The board of alderman voted 5-0 to terminate the Bordeaux lease at its March 14 meeting, although the issue was not on the agenda. Town footage of the meeting ends as aldermen commence a closed meeting; Wilson told PCD the board reconvened after the closed session to take the vote and confirmed it was not recorded.

Brewington said museum staff immediately began moving valuable archives upon receiving the town’s March 22 letter, which she described as an eviction notice. She said they “couldn’t take a chance” keeping the historical material in a location they were no longer welcome.

Miller said the delivered lease termination for Bordeaux Cottage was intended to open the door to more conversation. He emphasized there is a difference between a lease termination and a court-ordered eviction, and said the town would not have forced the museum out of Bordeaux if they contacted aldermen in an attempt to stay at the cottage. 

“Of course we’ll renegotiate,” Miller said Thursday. “We always were going to renegotiate. That was the whole impetus of sending the letter.”

By Brewington’s account, the board of aldermen never responded to her last attempt to contact them. In a Feb. 29 email, the museum president explained she was available for questions or comments related to the board’s decision to end its relationship with Camp Chris Stone. 

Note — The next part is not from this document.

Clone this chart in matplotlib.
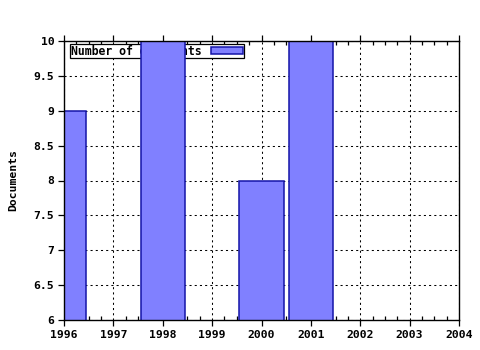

The museum board’s concerns, Brewington said, were outlined at a face-to-face Feb. 23 meeting with Wilson and Miller, as well as board member Virginia Colantuono, including:

  • Inadequate insurance to take children off-site, into the marsh, interacting with animals
  • The Camp’s ratio of children to adults
  • Lack of lifeguards taking children into the marsh
  • Lack of training by camp counselors in sexual abuse and exploitation prevention practices. 

Miller conceded the reasons seemed legitimate, but he suggested to PCD that Brewington meet with Stone to work through them; Brewington said she had tried to reach out to Stone but not received a response.

Brewington wrote to Miller and Wilson on Feb. 28, according to emails obtained by PCD, that the museum’s board of directors decided to take no action on the sub-tenant issue at the Feb. 23 meeting.

“The board has not changed their position on no longer hosting Camp Chris Stone, pursuant to the issues I presented to you,” she wrote.

Miller responded later that day:

“Well then Tony and I will have to get together and discuss what to do. Without any conditions on how the WBM would be willing to host Camp Chris Stone this summer please be advised that it could put your board in a precarious position with only a list from Rhesa.”

Brewington wrote she did not know what Miller meant by “precarious position” but requested the town keep her posted.

“It means you have a month-to-month lease with only one option presented to a board and manager that now have to decide how to move forward without many options,” Miller answered.

Brewington requested Miller keep in mind the museum is a nonprofit that must adhere to its IRS designated mission, as well as “business practice issues” the board encountered.

“I’m with you on that,” the alderman responded. “Just got to go next steps now. Above my instructions at this point.”

Miller told PCD Thursday he would be in favor of renewing communications between the town and the museum to move forward on the issue.

“If they don’t want Camp Chris Stone, they don’t have to have Camp Chris Stone,” he said. “You know, we want the museum to be there. Always did.”

Brewington said the museum may push back on the Bordeaux decision later, but is prioritizing the safe transfer of its artifacts before shifting attention to securing the Myers lease.